Porto - Não estamos aqui para driblar a legislação ambiental. Por isso, fazemos questão absoluta de que o Ministério Público participe de todas as nossas ações. Como eu tenho a convicção de que a acumulação de água é um benefício ambiental, vou demostrar com inúmeras experiências em que a ação foi benéfica no passado do Rio Grande. Por exemplo, estima-se que o Rio Grande do Sul perdia 18% do seu rebanho bovino todo ano só na Metade Sul por falta de água. O problema foi eliminado com a construção dos açudes.

Tem muito mais regra administrativa causando problema para o Plano do que propriamente legislação. Essas regras burocráticas é que precisam ser revisadas. Para isso, tu precisas ter um diálogo franco com quem administra e legisla sobre o meio ambiente. Quando tu ofendes uma regra, não necessariamente estás afetando o meio ambiente. Ela pode estar equivocada.
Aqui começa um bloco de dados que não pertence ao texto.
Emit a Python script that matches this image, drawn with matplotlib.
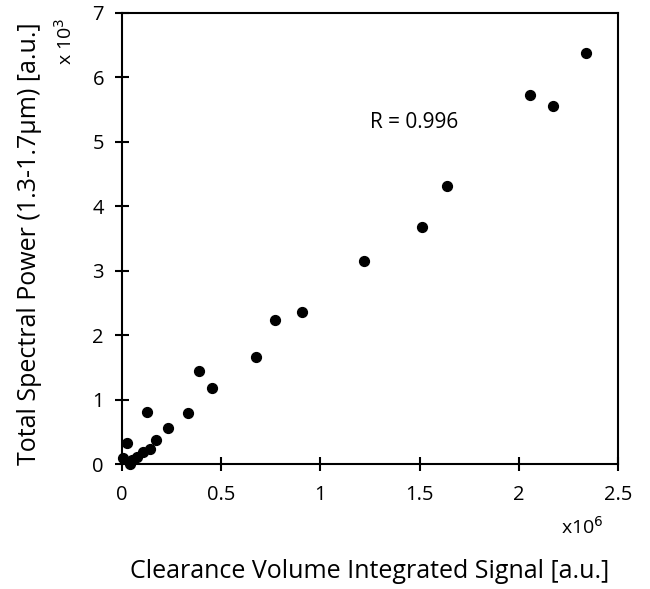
import matplotlib
matplotlib.use("Agg")
import matplotlib.pyplot as plt

plt.rcParams['font.family'] = ['Open Sans', 'DejaVu Sans']

# x in units of 1e6, y in units of 1e3
clearance = [0.007, 0.024, 0.040, 0.049, 0.074, 0.104, 0.124, 0.141, 0.171,
             0.233, 0.334, 0.390, 0.452, 0.675, 0.771, 0.907, 1.22, 1.51,
             1.637, 2.058, 2.174, 2.339]
power = [0.10, 0.32, 0.00, 0.06, 0.11, 0.18, 0.80, 0.23, 0.37,
         0.56, 0.79, 1.44, 1.18, 1.66, 2.24, 2.36, 3.15, 3.68,
         4.32, 5.72, 5.55, 6.38]
r_text = "R = 0.996"

fig = plt.figure(figsize=(6.5, 5.89), dpi=100)
ax = fig.add_axes([0.1877, 0.2122, 0.7633, 0.7658])
ax.scatter(clearance, power, s=50, color='black', zorder=3, clip_on=False)

ax.set_xlim(0, 2.5)
ax.set_ylim(0, 7)
ax.set_xticks([0, 0.5, 1, 1.5, 2, 2.5])
ax.set_xticklabels(['0', '0.5', '1', '1.5', '2', '2.5'])
ax.set_yticks(range(8))
ax.tick_params(direction='inout', length=10, width=1.5, labelsize=14.5,
               colors='black')
ax.tick_params(axis='x', pad=10)
ax.tick_params(axis='y', pad=8)
for sp in ax.spines.values():
    sp.set_linewidth(1.5)

ax.text(1.25, 5.3, r_text, fontsize=15, va='center', ha='left')

fig.text(0.10, 0.93, r'x 10$^3$', rotation=90, fontsize=14, ha='center', va='center')
fig.text(0.895, 0.105, r'x10$^6$', fontsize=14, ha='center', va='center')
fig.text(0.046, 0.587, 'Total Spectral Power (1.3-1.7μm) [a.u.]', rotation=90,
         fontsize=18, ha='center', va='center')
fig.text(0.569, 0.029, 'Clearance Volume Integrated Signal [a.u.]',
         fontsize=18, ha='center', va='center')

fig.savefig('out.png', dpi=100)
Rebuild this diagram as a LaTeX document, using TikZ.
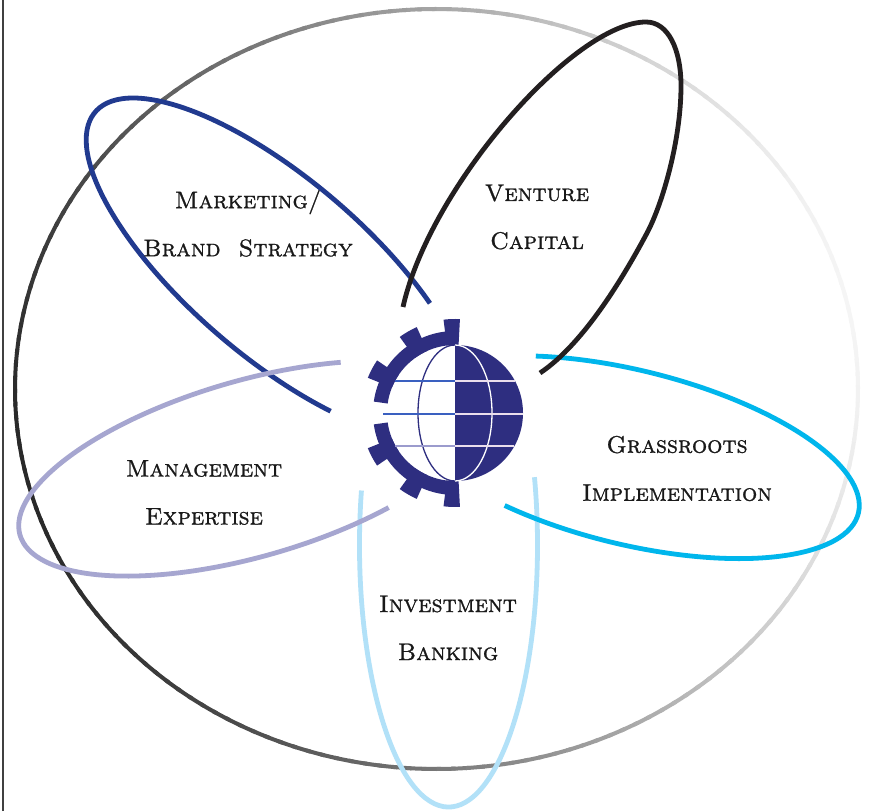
\documentclass[tikz,border=0pt]{standalone}
\usepackage{fontspec}
\usepackage{tikz}
\newfontfamily\areafont{lmromancaps10-regular.otf}[FakeBold=1]

\definecolor{mktblue}{RGB}{33,58,143}
\definecolor{vcblack}{RGB}{35,31,32}
\definecolor{mgmtlav}{RGB}{166,166,208}
\definecolor{invblue}{RGB}{178,225,248}
\definecolor{grasscyan}{RGB}{0,182,236}
\definecolor{logoblue}{RGB}{46,46,128}
\definecolor{gridblue}{RGB}{58,96,192}
\definecolor{gridlav}{RGB}{155,155,205}
\definecolor{gridpale}{RGB}{234,222,236}

\begin{document}
\begin{tikzpicture}[x=1pt,y=1pt,
                    petal/.style={line width=4.8pt},
                    gridline/.style={line width=1.3pt}]
  \tikzstyle{area}=[align=center,text=black!90,font=\fontsize{24}{48}\areafont]

  \fill[white] (0,0) rectangle (869,811);
  \useasboundingbox (0,0) rectangle (869,811);
  \draw[line width=2pt,black!75] (3,0) -- (3,811);

  % outer ring, dark at lower left, fading out to the right
  \begin{scope}[shift={(436.5,422)}]
    \foreach \t in {0,2,...,358}{
      \pgfmathsetmacro\k{44-40*cos(\t-12)}
      \draw[line width=4pt,black!\k] (\t:421.5pt and 380pt) arc[start angle=\t,end angle=\t+2.6,x radius=421.5pt,y radius=380pt];
    }
  \end{scope}

  % petals
  \begin{scope}[shift={(448.5,266)},rotate=-90]
    \draw[petal,invblue] (-102:262pt and 89pt) arc[start angle=-102,end angle=105,x radius=262pt,y radius=89pt];
  \end{scope}
  \begin{scope}[shift={(277.4,542.8)},rotate=139.4]
    \draw[petal,mktblue] (-125.3:240pt and 89pt) arc[start angle=-125.3,end angle=123.8,x radius=240pt,y radius=89pt];
  \end{scope}
  \begin{scope}[shift={(250.6,342.5)},rotate=196.1]
    \draw[petal,mgmtlav] (-118.9:240pt and 88pt) arc[start angle=-118.9,end angle=120.5,x radius=240pt,y radius=88pt];
  \end{scope}
  \begin{scope}[shift={(630.1,353.8)},rotate=-13.8]
    \draw[petal,grasscyan] (-118:235pt and 87pt) arc[start angle=-118,end angle=119.5,x radius=235pt,y radius=87pt];
  \end{scope}
  \draw[petal,vcblack] (403,504) .. controls (430,625) and (575,789) .. (646,789)
                                 .. controls (668,789) and (681,762) .. (681,725)
                                 .. controls (681,670) and (662,606) .. (647,578)
                                 .. controls (625.9,538.4) and (585,468) .. (540,438);

  \node[area] (mkt)   at (248,587.5) {Marketing/\\Brand\ \ Strategy};
  \node[area] (vc)    at (537,594)   {Venture\\Capital};
  \node[area] (grass) at (677,342.5) {Grassroots\\Implementation};
  \node[area] (mgmt)  at (204,318.5) {Management\\Expertise};
  \node[area] (inv)   at (448,183)   {Investment\\Banking};

  % logo: half gear and globe
  \coordinate (G) at (455,398);
  \foreach \a/\b/\ro in {90/172/82,188/270/82,87/97/94,114/126/94,146/158/94,202/214/94,234/246/94,263/273/94}
    \fill[logoblue] ([shift={(\a:\ro pt)}]G) arc[start angle=\a,end angle=\b,radius=\ro pt] -- ([shift={(\b:68pt)}]G) arc[start angle=\b,end angle=\a,radius=68pt] -- cycle;
  \fill[logoblue] ([shift={(-90:68pt)}]G) arc[start angle=-90,end angle=90,radius=68pt] -- cycle;
  \draw[logoblue,line width=1.3pt] ([shift={(90:68pt)}]G) arc[start angle=90,end angle=270,x radius=37pt,y radius=68pt];
  \draw[white,line width=1.3pt] ([shift={(-90:68pt)}]G) arc[start angle=-90,end angle=90,x radius=37pt,y radius=68pt];
  \draw[gridline,gridblue] ([shift={(-60,32)}]G) -- ++(60,0);
  \draw[gridline,gridblue] ([shift={(-72,-1)}]G) -- ++(72,0);
  \draw[gridline,gridlav]  ([shift={(-60,-33)}]G) -- ++(60,0);
  \draw[gridline,gridpale] ([shift={(0,32)}]G) -- ++(60,0);
  \draw[gridline,gridpale] ([shift={(0,-1)}]G) -- ++(68,0);
  \draw[gridline,gridpale] ([shift={(0,-33)}]G) -- ++(59,0);
\end{tikzpicture}
\end{document}
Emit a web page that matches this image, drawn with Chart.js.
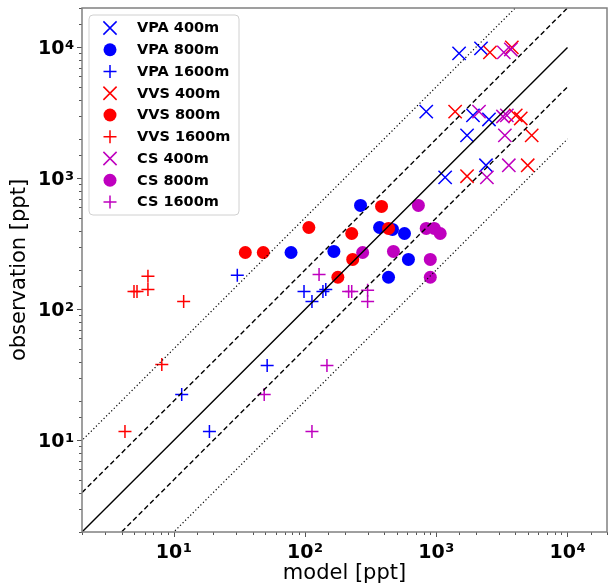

AmbienteJÁ- Qual regra estaria equivocada? E como ela seria mudada?
Porto - Considerar uma acumulação de água que irriga cinco hectares como uma obra de grande impacto, por exemplo. Isso é absurdo, um desvario. Por que uma hidrelétrica pode ter facilitações de licenciamento e uma obra de irrigação, não? Mas o diálogo está em andamento. Eu acredito que isso não vá emperrar.

A governadora está criando uma câmara técnica para a irrigação. Essa câmara reúne a parte interessada do secretariado, todos sentam, analisam um conjunto de projetos e, conforme o caso, liberam. Assim é possível resolver o imbróglio que existe entre a administração do meio ambiente e o meio ambiente.

AmbienteJÁ – E o diálogo com a Assembléia Legislativa?
Porto - Acredito que não vai haver problema, porque há alguns anos a Assembléia mandou uma proposta para o governo federal de solução para a pobreza da Metade Sul apoiada em barragens. Muitos daqueles deputados exercem mandato hoje e um deles é o presidente da casa (Frederico Antunes, do PP). Com certeza haverá alguma oposição, mas não acredito que todos os deputados de oposição sejam contra a alternativa, mesmo porque a gente pode conversar.

Eu quero conversar com a sociedade. Percorrer os 496 municípios do Rio Grande do Sul vendendo a idéia da irrigação. E isso já está programado para a partir do 15 de março.